Publicly, Iran has approached the negotiations cautiously, but inside the country the picture is more complex. Wartime conditions have created an appearance of unity, yet signs of internal tension are growing. Some hard-line factions appear to believe Iran can press its advantage and should continue confrontation rather than compromise. Those favoring a truce risk being portrayed domestically as appeasers.
A statement from Iran’s Supreme National Security Council after the ceasefire announcement urged all sides to avoid sowing division, signaling leadership concern about fractures within the system. Historically, the supreme leader’s office could resolve such disputes, but the situation is murkier now. Mojtaba Khamenei, who succeeded his father as supreme leader after the latter was killed in an airstrike on the first day of the war, has remained out of public view, heightening uncertainty about who can act as an effective arbiter. Observers warn that without a clear unifying authority, tactical disagreements could escalate into broader instability.
The most obvious risk to the ceasefire comes from hard-line elements who see continued conflict as politically useful. A political activist formerly aligned with reformists told DW the government fears hard-liners could adopt a rigid stance and further weaken a state already low on organizational capacity. Authorities have reportedly distributed weapons among loyalist forces amid fears of public unrest, and mobilizations on the streets have included very young participants, making compromise politically harder to justify at home.
Iran’s past also offers a warning. After the Iran–Iraq war in the 1980s, supporters of ending the conflict were stigmatized for years as those who had prevented victory, even though the then supreme leader accepted a ceasefire, calling it a “poisoned chalice.” That historical reflex—viewing compromise as weakness—remains a potent obstacle.

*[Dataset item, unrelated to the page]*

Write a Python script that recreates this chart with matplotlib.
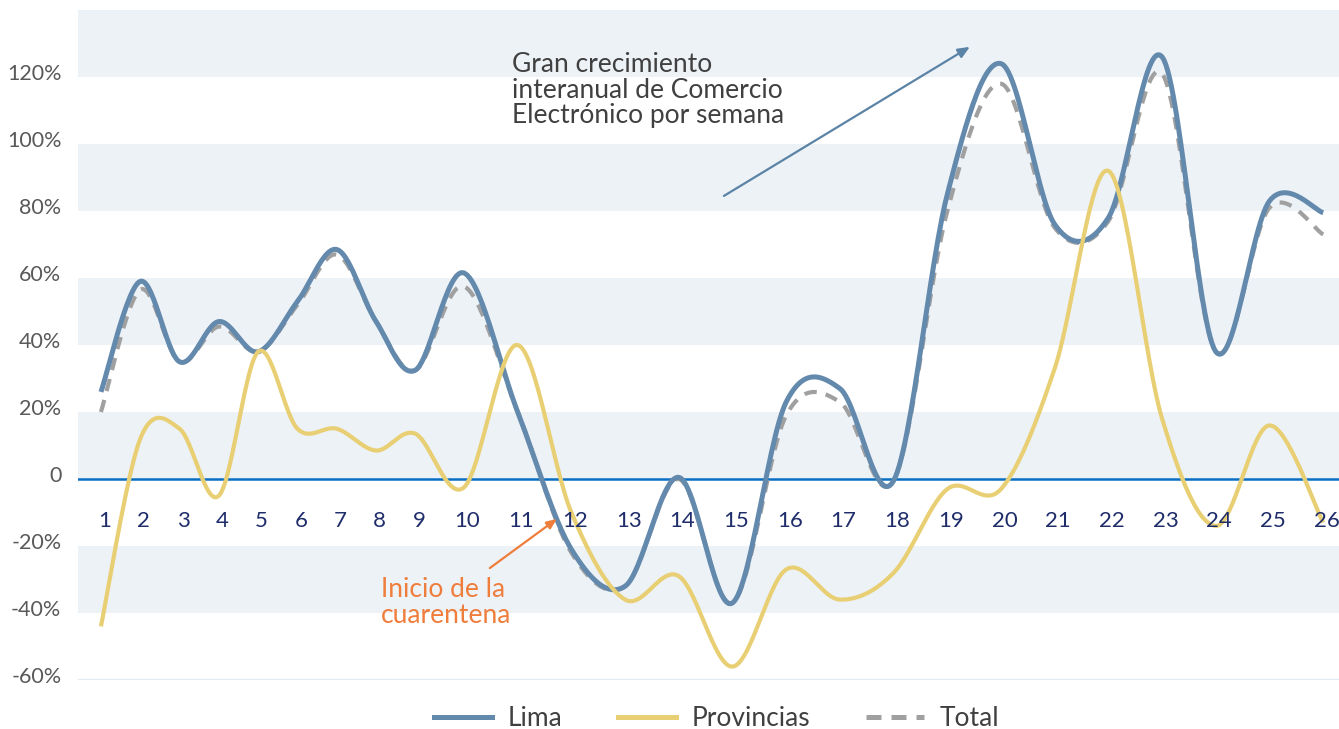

At the same time, there are powerful interests in the system that favor keeping the ceasefire. Activist Reza Alijani said Pakistan’s public role and China’s behind-the-scenes diplomacy helped nudge Tehran toward the deal, but he argues the decisive pressure came from Iran’s own limitations. Iran still has military capacity, Alijani said, but lacks the economic resources to sustain a long war. That economic constraint, he believes, has widened a divide between the military wing and the political-executive apparatus, complicating decision-making.
Voices inside the establishment have also sought to link Israel’s ongoing attacks in Lebanon to any Tehran–Washington understanding, a dynamic that could be intended to weaken the chances of a deal. Whether deliberate or not, such statements risk undermining negotiations.
For a ceasefire to become a durable peace, experts say the Islamabad talks must move beyond short-term crisis management. Babak Dorbeiki, formerly deputy for social and cultural affairs at Iran’s Strategic Research Center, argues that lasting peace requires Tehran to abandon ideological confrontation, participate in a regional security framework, and redefine internal interests so regime survival no longer depends on external tension. He cautions, however, that some elements of the leadership view external confrontation as a way to consolidate domestic power.
In short, a fragile truce may hold only if an Iran–US agreement is accompanied by buy-in from all influential factions within the Islamic Republic and a shift in strategic priorities from confrontation to stability.